REPONSE: "Indéniablement le statut unifie le monde divers, hétérogène des cheminots. Le statut des cheminots en tant que tel date de 1920 et il y a eu ensuite différentes adaptations. Avant, il y avait déjà eu toute une série d'acquis donnés par les compagnies ferroviaires pour fidéliser, stabiliser un personnel compétent, en accordant un certain nombre d'avantages, comme la retraite, les congés payés.

Le statut va plus loin car il a aussi les caractéristiques d'une convention collective, c'est-à-dire qu'il détermine les conditions d'embauche, d'avancement à l'ancienneté. Ce sont des protections tout à fait avantageuses, qui ont inspiré les revendications d'autres salariés.

Le monde des chemins de fer est professionnellement hétérogène, avec une bonne centaine de métiers différents entre les guichetiers, les conducteurs, les contrôleurs, les agents des voies... Le seul point commun de tous ces personnels, c'est de faire fonctionner les trains et rendre ce service qui est un facteur de fierté, d'attachement à la compagnie. Le statut contribue à cette unité, par-delà toutes les différences, professionnelles, régionales. Ce qui unifie tout cela, c'est une compagnie -la SNCF depuis 1938-, un statut et le service public. Tout cela est intimement lié."

QUESTION: La mise à l'index du statut comme source de privilèges date-t-elle de ses débuts?

REPONSE: "C'est très ancien cet argument des privilèges. En 1909, Eugène Guérard, grande figure du syndicalisme cheminot et de la CGT, disait lui-même à ses camarades: +Vous ne pouvez nier que vous êtes privilégiés au point de vue de la retraite+ Et il leur conseillait, +pour maintenir les avantages acquis+, d'+aider toutes les corporations à obtenir des conditions de retraite analogues+.
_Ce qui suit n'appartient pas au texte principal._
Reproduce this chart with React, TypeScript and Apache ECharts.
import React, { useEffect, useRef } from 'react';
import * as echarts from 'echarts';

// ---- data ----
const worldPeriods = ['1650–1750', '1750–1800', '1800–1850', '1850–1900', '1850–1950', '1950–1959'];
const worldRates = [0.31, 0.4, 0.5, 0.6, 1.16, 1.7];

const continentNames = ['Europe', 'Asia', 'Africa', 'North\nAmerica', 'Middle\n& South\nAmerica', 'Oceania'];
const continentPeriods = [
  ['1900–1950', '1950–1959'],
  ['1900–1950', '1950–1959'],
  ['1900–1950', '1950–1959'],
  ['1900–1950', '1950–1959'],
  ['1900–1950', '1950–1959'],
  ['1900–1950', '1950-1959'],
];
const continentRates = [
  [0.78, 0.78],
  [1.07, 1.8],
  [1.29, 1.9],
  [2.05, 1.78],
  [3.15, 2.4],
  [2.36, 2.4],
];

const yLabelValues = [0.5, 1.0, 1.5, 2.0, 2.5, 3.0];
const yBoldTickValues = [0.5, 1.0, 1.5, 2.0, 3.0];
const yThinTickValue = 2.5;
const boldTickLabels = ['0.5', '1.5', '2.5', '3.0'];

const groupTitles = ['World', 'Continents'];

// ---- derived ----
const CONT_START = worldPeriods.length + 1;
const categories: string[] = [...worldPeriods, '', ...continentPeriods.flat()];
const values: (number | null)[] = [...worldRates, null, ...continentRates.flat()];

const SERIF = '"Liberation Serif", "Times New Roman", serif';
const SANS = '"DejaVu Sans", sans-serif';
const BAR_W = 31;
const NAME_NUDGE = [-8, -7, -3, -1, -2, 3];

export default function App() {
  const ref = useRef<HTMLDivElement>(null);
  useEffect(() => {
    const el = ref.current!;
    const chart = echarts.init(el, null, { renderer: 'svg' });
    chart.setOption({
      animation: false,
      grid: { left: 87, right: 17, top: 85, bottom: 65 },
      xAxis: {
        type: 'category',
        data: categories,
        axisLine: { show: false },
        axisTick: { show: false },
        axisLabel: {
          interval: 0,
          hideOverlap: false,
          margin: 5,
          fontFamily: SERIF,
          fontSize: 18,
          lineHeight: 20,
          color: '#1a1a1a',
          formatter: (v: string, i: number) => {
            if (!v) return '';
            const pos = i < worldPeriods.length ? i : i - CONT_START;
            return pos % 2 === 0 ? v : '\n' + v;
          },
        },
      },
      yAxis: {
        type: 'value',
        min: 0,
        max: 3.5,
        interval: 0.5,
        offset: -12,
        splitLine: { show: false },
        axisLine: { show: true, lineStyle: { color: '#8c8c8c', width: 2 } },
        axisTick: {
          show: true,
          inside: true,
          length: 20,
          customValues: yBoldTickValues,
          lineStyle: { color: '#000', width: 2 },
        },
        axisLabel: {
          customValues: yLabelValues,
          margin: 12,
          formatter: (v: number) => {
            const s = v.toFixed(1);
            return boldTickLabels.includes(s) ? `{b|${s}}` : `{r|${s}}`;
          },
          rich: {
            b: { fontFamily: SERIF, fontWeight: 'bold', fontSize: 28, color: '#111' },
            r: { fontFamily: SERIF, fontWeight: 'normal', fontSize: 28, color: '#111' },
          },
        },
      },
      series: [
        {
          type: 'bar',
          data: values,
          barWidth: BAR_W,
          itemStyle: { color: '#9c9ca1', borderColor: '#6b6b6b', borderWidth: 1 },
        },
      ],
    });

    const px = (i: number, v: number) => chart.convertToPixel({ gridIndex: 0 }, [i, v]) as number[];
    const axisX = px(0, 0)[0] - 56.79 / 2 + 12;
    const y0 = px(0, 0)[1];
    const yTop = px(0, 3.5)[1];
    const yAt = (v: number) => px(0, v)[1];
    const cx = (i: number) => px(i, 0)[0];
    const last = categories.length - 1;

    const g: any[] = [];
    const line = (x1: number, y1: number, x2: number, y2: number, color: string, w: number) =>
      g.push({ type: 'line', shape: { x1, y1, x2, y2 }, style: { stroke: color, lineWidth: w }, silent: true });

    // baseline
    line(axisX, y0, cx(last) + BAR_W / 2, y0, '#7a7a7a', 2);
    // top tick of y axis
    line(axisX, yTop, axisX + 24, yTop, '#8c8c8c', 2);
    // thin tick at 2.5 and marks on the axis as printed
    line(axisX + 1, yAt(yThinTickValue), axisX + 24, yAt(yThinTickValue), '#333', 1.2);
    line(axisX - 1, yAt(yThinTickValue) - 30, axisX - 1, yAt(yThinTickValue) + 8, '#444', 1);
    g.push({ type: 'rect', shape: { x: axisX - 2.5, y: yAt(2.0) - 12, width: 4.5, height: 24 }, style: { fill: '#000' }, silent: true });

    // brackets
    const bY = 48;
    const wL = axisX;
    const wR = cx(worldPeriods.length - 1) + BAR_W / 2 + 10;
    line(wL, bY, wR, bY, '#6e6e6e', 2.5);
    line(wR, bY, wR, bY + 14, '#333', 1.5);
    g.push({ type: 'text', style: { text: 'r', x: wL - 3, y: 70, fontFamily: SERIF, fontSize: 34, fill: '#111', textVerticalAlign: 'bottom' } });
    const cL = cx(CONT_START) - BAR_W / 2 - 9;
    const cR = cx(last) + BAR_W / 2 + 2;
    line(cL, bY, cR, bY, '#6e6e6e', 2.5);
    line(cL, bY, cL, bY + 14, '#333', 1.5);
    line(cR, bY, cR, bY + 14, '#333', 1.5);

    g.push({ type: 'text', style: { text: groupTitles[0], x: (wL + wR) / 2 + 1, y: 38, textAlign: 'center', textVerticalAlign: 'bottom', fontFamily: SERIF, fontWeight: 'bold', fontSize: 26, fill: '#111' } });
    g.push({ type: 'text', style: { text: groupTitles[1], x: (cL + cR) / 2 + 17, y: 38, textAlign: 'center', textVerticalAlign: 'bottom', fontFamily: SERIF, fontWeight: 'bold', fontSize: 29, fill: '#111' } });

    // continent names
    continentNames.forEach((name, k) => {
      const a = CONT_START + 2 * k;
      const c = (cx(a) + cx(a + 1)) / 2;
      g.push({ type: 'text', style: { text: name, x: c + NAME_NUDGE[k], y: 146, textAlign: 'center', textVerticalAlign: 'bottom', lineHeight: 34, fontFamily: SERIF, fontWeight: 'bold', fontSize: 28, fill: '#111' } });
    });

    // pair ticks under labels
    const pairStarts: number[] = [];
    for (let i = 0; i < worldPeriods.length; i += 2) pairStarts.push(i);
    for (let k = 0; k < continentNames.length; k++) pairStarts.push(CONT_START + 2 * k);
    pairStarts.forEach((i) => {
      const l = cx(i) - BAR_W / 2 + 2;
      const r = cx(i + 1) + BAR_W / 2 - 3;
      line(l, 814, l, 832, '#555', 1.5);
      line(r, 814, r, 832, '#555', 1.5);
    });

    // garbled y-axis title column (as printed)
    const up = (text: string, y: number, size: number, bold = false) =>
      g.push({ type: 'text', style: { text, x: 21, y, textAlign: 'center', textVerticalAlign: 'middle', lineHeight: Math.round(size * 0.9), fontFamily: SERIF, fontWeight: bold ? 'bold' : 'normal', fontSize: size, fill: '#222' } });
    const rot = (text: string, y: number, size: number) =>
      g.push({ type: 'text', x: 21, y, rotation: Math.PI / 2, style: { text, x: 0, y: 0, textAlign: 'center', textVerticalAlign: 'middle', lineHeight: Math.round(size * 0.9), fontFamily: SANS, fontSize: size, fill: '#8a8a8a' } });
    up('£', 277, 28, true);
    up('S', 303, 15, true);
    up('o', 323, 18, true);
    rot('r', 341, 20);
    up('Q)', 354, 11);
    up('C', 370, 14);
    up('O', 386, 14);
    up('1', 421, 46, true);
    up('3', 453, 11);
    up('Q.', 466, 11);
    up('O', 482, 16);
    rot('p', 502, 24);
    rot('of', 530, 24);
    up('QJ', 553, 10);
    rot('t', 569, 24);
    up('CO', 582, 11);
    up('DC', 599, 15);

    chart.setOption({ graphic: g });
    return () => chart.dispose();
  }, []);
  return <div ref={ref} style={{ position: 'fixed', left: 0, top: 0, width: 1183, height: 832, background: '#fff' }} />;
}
La première fois où cet argument est explicité à la radio, c'est en juin 1947. Une grève un peu inattendue démarre à Villeneuve-Saint-Georges (Val-de-Marne) et se propage très vite. Le ministre des Transports Jules Moch s'adresse aux Français à la radio. Il oppose les cheminots au reste de la population et les cheminots entre eux. On présente les grévistes comme des privilégiés égoïstes. Loin d'apaiser le conflit, ça le durcit. Cela reviendra par la suite. En 1953, +regardez le statut des uns et l'absence de statut des autres+, c'était un leitmotiv."